If the ambiance captures your interest, the Mar Mikhaël sidewalk has attracted the young and social for nearly a decade. It can feel like a catwalk in the evenings, and while the vibe can shift towards seedy as midnight approaches, venues like Internazionale and Radio Beirut remain lively spots.

Finding Craft Beer in Beirut

A beer renaissance is blossoming in Beirut. Previously, the selection was limited to Almaza (a local Heineken imprint, reminiscent of Budweiser in its mediocrity) or the insipid Beirut beer. Nowadays, craft beer options have emerged, including 961 (try the Red Ale), Colonel (visit the brewery on the beach north of Beirut in Batroun) and Brew Inc in Badaro, an area known for its vibrant drinking scene.

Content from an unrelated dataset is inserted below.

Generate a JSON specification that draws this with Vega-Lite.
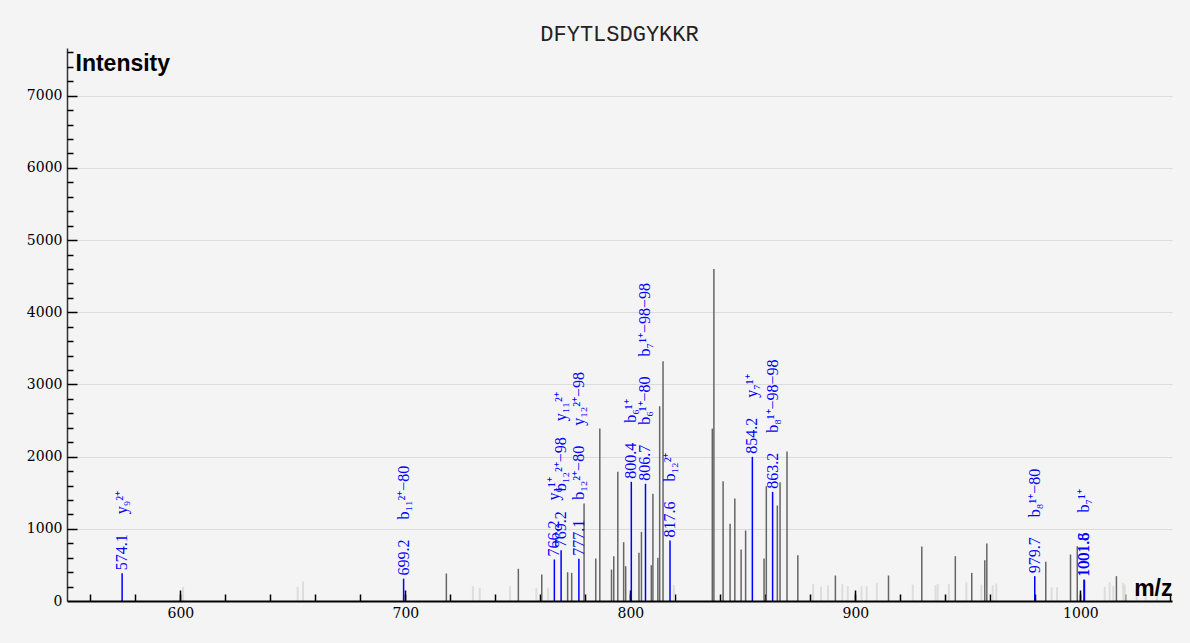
{
  "$schema": "https://vega.github.io/schema/vega-lite/v6.json",
  "width": 1105,
  "height": 553,
  "autosize": {"type": "none"},
  "padding": {"left": 67, "top": 48, "right": 18, "bottom": 42},
  "background": "#f4f4f4",
  "title": {"text": "DFYTLSDGYKKR", "font": "Liberation Mono", "fontSize": 22, "fontWeight": "normal", "color": "#222222", "anchor": "middle", "baseline": "alphabetic", "offset": -15},
  "config": {"view": {"stroke": null}},
  "data": {"values": [
    {"mz": 574.1, "intensity": 384, "kind": "blue", "label": "574.1\u2003\u2005y₉²⁺"},
    {"mz": 699.2, "intensity": 310, "kind": "blue", "label": "699.2\u2003\u2005b₁₁²⁺−80"},
    {"mz": 766.2, "intensity": 575, "kind": "blue", "label": "766.2\u2003\u2005y₆¹⁺"},
    {"mz": 769.2, "intensity": 704, "kind": "blue", "label": "769.2\u2003\u2005b₁₂²⁺−98\u2003y₁₁²⁺"},
    {"mz": 777.1, "intensity": 584, "kind": "blue", "label": "777.1\u2003\u2005b₁₂²⁺−80\u2003\u2005y₁₂²⁺−98"},
    {"mz": 800.4, "intensity": 1651, "kind": "blue", "label": "800.4\u2003\u2005b₆¹⁺"},
    {"mz": 806.7, "intensity": 1623, "kind": "blue", "label": "806.7\u2003\u2005b₆¹⁺−80\u2003\u2005b₇¹⁺−98−98"},
    {"mz": 817.6, "intensity": 838, "kind": "blue", "label": "817.6\u2003\u2005b₁₂²⁺"},
    {"mz": 854.2, "intensity": 1997, "kind": "blue", "label": "854.2\u2003\u2005y₇¹⁺"},
    {"mz": 863.2, "intensity": 1512, "kind": "blue", "label": "863.2\u2003\u2005b₈¹⁺−98−98"},
    {"mz": 979.7, "intensity": 344, "kind": "blue", "label": "979.7\u2003\u2005b₈¹⁺−80"},
    {"mz": 1001.6, "intensity": 298, "kind": "blue", "label": "1001.6\u2003\u2005b₇¹⁺"},
    {"mz": 1001.8, "intensity": 290, "kind": "blue", "label": "1001.8"},
    {"mz": 718.2, "intensity": 381, "kind": "dark"},
    {"mz": 750.2, "intensity": 446, "kind": "dark"},
    {"mz": 760.6, "intensity": 367, "kind": "dark"},
    {"mz": 772.1, "intensity": 399, "kind": "dark"},
    {"mz": 773.9, "intensity": 390, "kind": "dark"},
    {"mz": 779.4, "intensity": 1350, "kind": "dark"},
    {"mz": 784.6, "intensity": 589, "kind": "dark"},
    {"mz": 786.4, "intensity": 2389, "kind": "dark"},
    {"mz": 791.6, "intensity": 436, "kind": "dark"},
    {"mz": 792.6, "intensity": 621, "kind": "dark"},
    {"mz": 794.4, "intensity": 1789, "kind": "dark"},
    {"mz": 797.0, "intensity": 815, "kind": "dark"},
    {"mz": 797.9, "intensity": 482, "kind": "dark"},
    {"mz": 803.8, "intensity": 667, "kind": "dark"},
    {"mz": 804.9, "intensity": 958, "kind": "dark"},
    {"mz": 809.3, "intensity": 496, "kind": "dark"},
    {"mz": 810.0, "intensity": 1485, "kind": "dark"},
    {"mz": 812.2, "intensity": 598, "kind": "dark"},
    {"mz": 813.0, "intensity": 2698, "kind": "dark"},
    {"mz": 814.5, "intensity": 3321, "kind": "dark"},
    {"mz": 836.4, "intensity": 2389, "kind": "dark"},
    {"mz": 837.1, "intensity": 4600, "kind": "dark"},
    {"mz": 841.2, "intensity": 1660, "kind": "dark"},
    {"mz": 844.3, "intensity": 1069, "kind": "dark"},
    {"mz": 846.4, "intensity": 1420, "kind": "dark"},
    {"mz": 849.2, "intensity": 713, "kind": "dark"},
    {"mz": 851.2, "intensity": 976, "kind": "dark"},
    {"mz": 859.4, "intensity": 589, "kind": "dark"},
    {"mz": 860.4, "intensity": 1590, "kind": "dark"},
    {"mz": 865.3, "intensity": 1323, "kind": "dark"},
    {"mz": 866.5, "intensity": 1646, "kind": "dark"},
    {"mz": 869.6, "intensity": 2071, "kind": "dark"},
    {"mz": 874.4, "intensity": 635, "kind": "dark"},
    {"mz": 891.1, "intensity": 353, "kind": "dark"},
    {"mz": 914.7, "intensity": 353, "kind": "dark"},
    {"mz": 929.5, "intensity": 755, "kind": "dark"},
    {"mz": 944.4, "intensity": 621, "kind": "dark"},
    {"mz": 951.7, "intensity": 390, "kind": "dark"},
    {"mz": 957.5, "intensity": 565, "kind": "dark"},
    {"mz": 958.4, "intensity": 796, "kind": "dark"},
    {"mz": 984.6, "intensity": 543, "kind": "dark"},
    {"mz": 995.6, "intensity": 644, "kind": "dark"},
    {"mz": 998.6, "intensity": 759, "kind": "dark"},
    {"mz": 1016.0, "intensity": 344, "kind": "dark"},
    {"mz": 601.2, "intensity": 197, "kind": "light"},
    {"mz": 652.1, "intensity": 197, "kind": "light"},
    {"mz": 654.5, "intensity": 270, "kind": "light"},
    {"mz": 730.0, "intensity": 205, "kind": "light"},
    {"mz": 733.0, "intensity": 183, "kind": "light"},
    {"mz": 746.5, "intensity": 205, "kind": "light"},
    {"mz": 758.2, "intensity": 183, "kind": "light"},
    {"mz": 763.4, "intensity": 183, "kind": "light"},
    {"mz": 819.3, "intensity": 222, "kind": "light"},
    {"mz": 881.2, "intensity": 233, "kind": "light"},
    {"mz": 884.7, "intensity": 200, "kind": "light"},
    {"mz": 887.8, "intensity": 216, "kind": "light"},
    {"mz": 894.2, "intensity": 238, "kind": "light"},
    {"mz": 896.6, "intensity": 205, "kind": "light"},
    {"mz": 902.7, "intensity": 205, "kind": "light"},
    {"mz": 905.0, "intensity": 205, "kind": "light"},
    {"mz": 909.5, "intensity": 252, "kind": "light"},
    {"mz": 925.5, "intensity": 228, "kind": "light"},
    {"mz": 935.6, "intensity": 219, "kind": "light"},
    {"mz": 936.6, "intensity": 238, "kind": "light"},
    {"mz": 941.5, "intensity": 238, "kind": "light"},
    {"mz": 949.3, "intensity": 260, "kind": "light"},
    {"mz": 956.0, "intensity": 228, "kind": "light"},
    {"mz": 961.0, "intensity": 219, "kind": "light"},
    {"mz": 962.6, "intensity": 242, "kind": "light"},
    {"mz": 987.2, "intensity": 191, "kind": "light"},
    {"mz": 989.6, "intensity": 191, "kind": "light"},
    {"mz": 1010.8, "intensity": 196, "kind": "light"},
    {"mz": 1013.0, "intensity": 260, "kind": "light"},
    {"mz": 1014.6, "intensity": 205, "kind": "light"},
    {"mz": 1019.0, "intensity": 252, "kind": "light"},
    {"mz": 1019.7, "intensity": 228, "kind": "light"},
    {"mz": 1025.0, "intensity": 200, "kind": "light"},
    {"mz": 1029.0, "intensity": 220, "kind": "light"},
    {"mz": 1034.0, "intensity": 210, "kind": "light"}
  ]},
  "layer": [
    {
      "transform": [{"filter": "datum.kind === 'light'"}],
      "mark": {"type": "rule", "color": "#dddddd", "strokeWidth": 2},
      "encoding": {
        "x": {"field": "mz", "type": "quantitative",
          "scale": {"domain": [549.6, 1040.7], "nice": false, "zero": false},
          "axis": {"orient": "bottom", "values": [600, 700, 800, 900, 1000], "format": "d", "ticks": false, "tickSize": 0, "grid": false, "zindex": 2,
            "domainColor": "#000000", "domainWidth": 2, "labelFont": "DejaVu Serif", "labelFontSize": 14, "labelColor": "#000000", "labelPadding": 5,
            "title": "m/z", "titleFont": "Liberation Sans", "titleFontSize": 23, "titleFontWeight": "bold", "titleColor": "#000000",
            "titleAnchor": null, "titleAlign": "right", "titleBaseline": "alphabetic", "titleX": 1105, "titleY": -5.5}},
        "y": {"field": "intensity", "type": "quantitative",
          "scale": {"domain": [0, 7661], "nice": false, "zero": true},
          "axis": {"orient": "left", "values": [0, 1000, 2000, 3000, 4000, 5000, 6000, 7000], "format": "d", "ticks": false, "tickSize": 0,
            "grid": true, "gridColor": "#dcdcdc", "gridWidth": 1,
            "domainColor": "#333333", "domainWidth": 1.5, "labelFont": "DejaVu Serif", "labelFontSize": 14, "labelColor": "#000000", "labelPadding": 5,
            "title": "Intensity", "titleFont": "Liberation Sans", "titleFontSize": 23, "titleFontWeight": "bold", "titleColor": "#000000",
            "titleAngle": 0, "titleAnchor": null, "titleAlign": "left", "titleBaseline": "alphabetic", "titleX": 8, "titleY": 22.5}},
        "y2": {"datum": 0}
      }
    },
    {
      "transform": [{"filter": "datum.kind === 'dark'"}],
      "mark": {"type": "rule", "color": "#666666", "strokeWidth": 1.5},
      "encoding": {
        "x": {"field": "mz", "type": "quantitative",
          "axis": {"orient": "bottom", "values": [600, 700, 800, 900, 1000], "labels": false, "domain": false, "grid": false,
            "tickSize": -11, "tickColor": "#000000", "tickWidth": 1.5, "title": null}},
        "y": {"field": "intensity", "type": "quantitative",
          "axis": {"orient": "left", "values": [1000, 2000, 3000, 4000, 5000, 6000, 7000], "labels": false, "domain": false, "grid": false,
            "tickSize": -10, "tickColor": "#000000", "tickWidth": 1.5, "title": null}},
        "y2": {"datum": 0}
      }
    },
    {
      "transform": [{"filter": "datum.kind === 'blue'"}],
      "mark": {"type": "rule", "color": "#0000ff", "strokeWidth": 1.5},
      "encoding": {
        "x": {"field": "mz", "type": "quantitative",
          "axis": {"orient": "bottom", "values": [560, 580, 600, 620, 640, 660, 680, 700, 720, 740, 760, 780, 800, 820, 840, 860, 880, 900, 920, 940, 960, 980, 1000, 1020, 1040],
            "labels": false, "domain": false, "grid": false, "tickSize": -7, "tickColor": "#000000", "tickWidth": 1.5, "title": null}},
        "y": {"field": "intensity", "type": "quantitative",
          "axis": {"orient": "left", "values": [200, 400, 600, 800, 1200, 1400, 1600, 1800, 2200, 2400, 2600, 2800, 3200, 3400, 3600, 3800, 4200, 4400, 4600, 4800, 5200, 5400, 5600, 5800, 6200, 6400, 6600, 6800, 7200, 7400, 7600],
            "labels": false, "domain": false, "grid": false, "tickSize": -6, "tickColor": "#000000", "tickWidth": 1.5, "title": null}},
        "y2": {"datum": 0}
      }
    },
    {
      "transform": [{"filter": "datum.kind === 'blue'"}],
      "mark": {"type": "text", "angle": 270, "align": "left", "baseline": "middle", "dx": 3, "font": "Liberation Serif", "fontSize": 16, "color": "#0000ff"},
      "encoding": {
        "x": {"field": "mz", "type": "quantitative", "axis": null},
        "y": {"field": "intensity", "type": "quantitative", "axis": null},
        "text": {"field": "label"}
      }
    }
  ],
  "resolve": {"axis": {"x": "independent", "y": "independent"}}
}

Sitting at a sidewalk cafe and smoking from a waterpipe is a favorite pastime in Beirut. fmajor / Getty Images

Smoking at Beirut’s Shisha Bars

Switch up your vices with an evening spent in one of Beirut’s myriad smoky shisha bars. Partake in tobacco, smoked via a stand up water pipe (called shisha or nargileh), in classic flavors like lemon-mint, grape, or double apple. Be cautious if you’re not accustomed to it: a whole shisha delivers much more, and stronger, nicotine than a cigarette. Café Em Nazih is a Gemmayzeh institution, serving up affordable mezze (Lebanese small plates) and nargileh in a diverse, convivial atmosphere. Kahwet Leila, also in Gemmayzeh, combines nostalgia with shisha, featuring vintage Beirut photographs lining the walls. In Hamra, Ka3kaya is a cozy sidewalk shisha cafe perfect for enjoying the street scene.

If you’re looking for a spot to sober up with a shisha and a snack, Al Falamanki is an excellent choice. Located between Achrafiyeh and downtown Beirut, its leafy garden evokes a Lebanese village house atmosphere and remains open all night. Relaxing on a floral-upholstered chaise longue with a backgammon board and shisha can be a wonderfully civilised conclusion to a lively night out in Beirut.